• _Problem requirements_:
Quote every line below exactly as it reads.

[Begin]

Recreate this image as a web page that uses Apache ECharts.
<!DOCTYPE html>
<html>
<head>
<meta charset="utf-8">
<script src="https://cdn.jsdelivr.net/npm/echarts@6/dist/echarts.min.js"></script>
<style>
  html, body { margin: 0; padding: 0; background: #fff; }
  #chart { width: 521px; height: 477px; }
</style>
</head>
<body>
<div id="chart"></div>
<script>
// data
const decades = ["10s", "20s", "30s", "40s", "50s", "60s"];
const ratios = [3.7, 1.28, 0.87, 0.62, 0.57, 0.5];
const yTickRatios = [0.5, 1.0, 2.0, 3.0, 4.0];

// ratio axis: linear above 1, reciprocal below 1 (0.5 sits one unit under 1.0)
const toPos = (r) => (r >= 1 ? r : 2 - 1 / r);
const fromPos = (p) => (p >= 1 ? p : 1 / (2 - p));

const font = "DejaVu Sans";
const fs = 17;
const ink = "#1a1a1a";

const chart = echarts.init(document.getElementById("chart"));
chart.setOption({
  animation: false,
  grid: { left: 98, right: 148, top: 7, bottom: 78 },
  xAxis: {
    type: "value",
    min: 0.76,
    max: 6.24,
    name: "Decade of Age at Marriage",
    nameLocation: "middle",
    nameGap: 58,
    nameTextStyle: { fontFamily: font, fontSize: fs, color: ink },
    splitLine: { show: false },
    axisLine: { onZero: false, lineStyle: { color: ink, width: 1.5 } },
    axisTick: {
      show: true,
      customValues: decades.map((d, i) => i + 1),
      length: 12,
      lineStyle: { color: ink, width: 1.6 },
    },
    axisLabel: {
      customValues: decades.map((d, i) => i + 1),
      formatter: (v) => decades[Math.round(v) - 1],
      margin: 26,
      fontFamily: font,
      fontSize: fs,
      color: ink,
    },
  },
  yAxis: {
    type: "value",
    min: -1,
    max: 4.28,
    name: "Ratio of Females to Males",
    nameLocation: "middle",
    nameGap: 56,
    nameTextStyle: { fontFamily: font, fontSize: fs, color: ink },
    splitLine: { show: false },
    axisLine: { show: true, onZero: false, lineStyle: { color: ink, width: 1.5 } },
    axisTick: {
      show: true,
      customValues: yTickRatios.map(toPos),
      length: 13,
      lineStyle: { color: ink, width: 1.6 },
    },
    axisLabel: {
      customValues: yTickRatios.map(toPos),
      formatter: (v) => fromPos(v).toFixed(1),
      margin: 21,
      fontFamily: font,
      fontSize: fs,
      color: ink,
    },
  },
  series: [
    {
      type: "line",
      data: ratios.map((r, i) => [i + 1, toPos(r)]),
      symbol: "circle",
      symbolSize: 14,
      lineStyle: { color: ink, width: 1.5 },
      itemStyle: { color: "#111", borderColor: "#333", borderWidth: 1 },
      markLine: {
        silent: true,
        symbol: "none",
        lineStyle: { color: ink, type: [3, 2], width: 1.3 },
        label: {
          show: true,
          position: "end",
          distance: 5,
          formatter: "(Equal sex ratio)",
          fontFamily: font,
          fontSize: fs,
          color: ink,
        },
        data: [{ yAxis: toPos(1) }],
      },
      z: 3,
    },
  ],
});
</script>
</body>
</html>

[End]

• _The output_:
Recreate this image as a web page that uses Apache ECharts.
<!DOCTYPE html>
<html>
<head>
<meta charset="utf-8">
<script src="https://cdn.jsdelivr.net/npm/echarts@6/dist/echarts.min.js"></script>
<style>
  html, body { margin: 0; padding: 0; background: #fff; }
  #chart { width: 521px; height: 477px; }
</style>
</head>
<body>
<div id="chart"></div>
<script>
// data
const decades = ["10s", "20s", "30s", "40s", "50s", "60s"];
const ratios = [3.7, 1.28, 0.87, 0.62, 0.57, 0.5];
const yTickRatios = [0.5, 1.0, 2.0, 3.0, 4.0];

// ratio axis: linear above 1, reciprocal below 1 (0.5 sits one unit under 1.0)
const toPos = (r) => (r >= 1 ? r : 2 - 1 / r);
const fromPos = (p) => (p >= 1 ? p : 1 / (2 - p));

const font = "DejaVu Sans";
const fs = 17;
const ink = "#1a1a1a";

const chart = echarts.init(document.getElementById("chart"));
chart.setOption({
  animation: false,
  grid: { left: 98, right: 148, top: 7, bottom: 78 },
  xAxis: {
    type: "value",
    min: 0.76,
    max: 6.24,
    name: "Decade of Age at Marriage",
    nameLocation: "middle",
    nameGap: 58,
    nameTextStyle: { fontFamily: font, fontSize: fs, color: ink },
    splitLine: { show: false },
    axisLine: { onZero: false, lineStyle: { color: ink, width: 1.5 } },
    axisTick: {
      show: true,
      customValues: decades.map((d, i) => i + 1),
      length: 12,
      lineStyle: { color: ink, width: 1.6 },
    },
    axisLabel: {
      customValues: decades.map((d, i) => i + 1),
      formatter: (v) => decades[Math.round(v) - 1],
      margin: 26,
      fontFamily: font,
      fontSize: fs,
      color: ink,
    },
  },
  yAxis: {
    type: "value",
    min: -1,
    max: 4.28,
    name: "Ratio of Females to Males",
    nameLocation: "middle",
    nameGap: 56,
    nameTextStyle: { fontFamily: font, fontSize: fs, color: ink },
    splitLine: { show: false },
    axisLine: { show: true, onZero: false, lineStyle: { color: ink, width: 1.5 } },
    axisTick: {
      show: true,
      customValues: yTickRatios.map(toPos),
      length: 13,
      lineStyle: { color: ink, width: 1.6 },
    },
    axisLabel: {
      customValues: yTickRatios.map(toPos),
      formatter: (v) => fromPos(v).toFixed(1),
      margin: 21,
      fontFamily: font,
      fontSize: fs,
      color: ink,
    },
  },
  series: [
    {
      type: "line",
      data: ratios.map((r, i) => [i + 1, toPos(r)]),
      symbol: "circle",
      symbolSize: 14,
      lineStyle: { color: ink, width: 1.5 },
      itemStyle: { color: "#111", borderColor: "#333", borderWidth: 1 },
      markLine: {
        silent: true,
        symbol: "none",
        lineStyle: { color: ink, type: [3, 2], width: 1.3 },
        label: {
          show: true,
          position: "end",
          distance: 5,
          formatter: "(Equal sex ratio)",
          fontFamily: font,
          fontSize: fs,
          color: ink,
        },
        data: [{ yAxis: toPos(1) }],
      },
      z: 3,
    },
  ],
});
</script>
</body>
</html>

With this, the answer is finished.